Answer to Question #10093 Submitted to "Ask the Experts"

Category: Nuclear Power, Devices, and Accidents — Nuclear and Radiation Accidents

The following question was answered by an expert in the appropriate field:

Is there a screening process in place in Japan and in the United States that scans various imports for radioactivity prior to being unloaded in the United States? I am thinking specifically of cars, car parts, computers, and mobile phones. If there is a process in place, what does it consist of and what does it measure?
Products brought into the United States are screened for radiation levels by the U.S. Customs and Border Protection, and food products are screened the Food and Drug Administration. In Japan, food products produced near the site of the Fukushima reactors were quarantined to ensure they met strict contamination limits. 
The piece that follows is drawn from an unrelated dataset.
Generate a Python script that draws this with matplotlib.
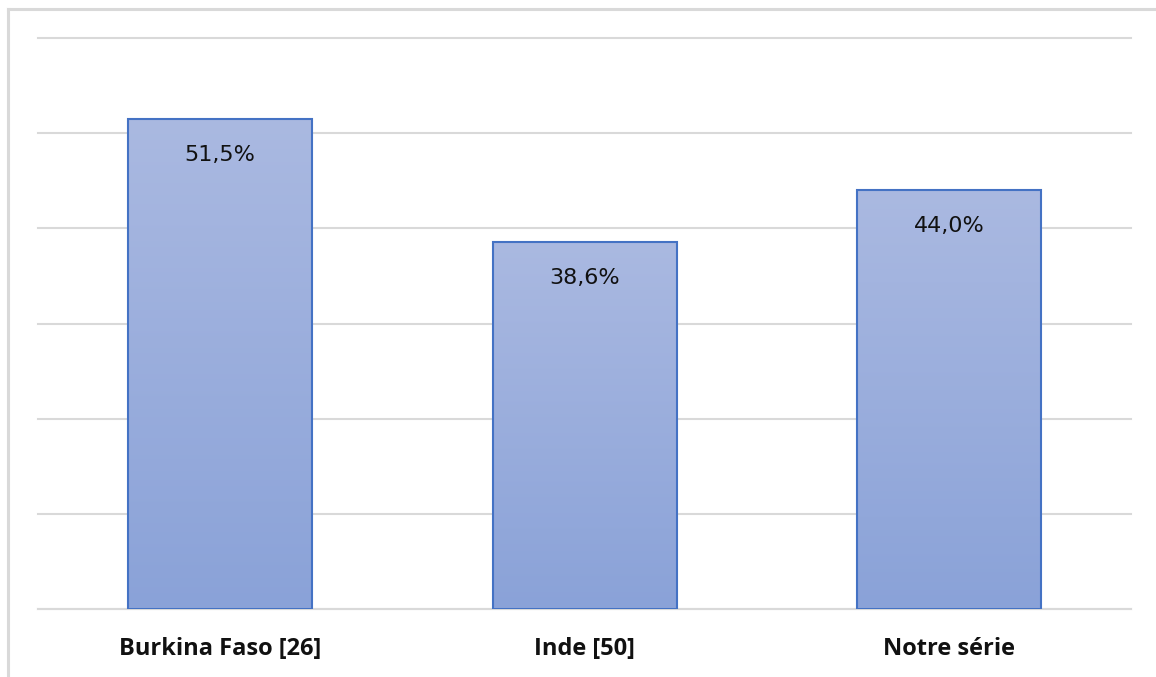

Consumer products such as cars and electronics are also screened. Screening techniques use sensitive radiation detectors and devices designed to measure very low levels of radioactive contamination. Since most of the radioactivity outside of the immediate Fukushima evacuation zone was deposited on surfaces, simple washing removed the contamination such that any residual amounts are well within safe levels. 
Also, emissions from the Fukushima facility were terminated months ago so any consumer products shipped to the United States now are safe for use. Radiation levels in food products and consumer products are subject to strict regulations that ensure U.S. consumers do not receive excessive radiation exposure. And, in fact, none of us have.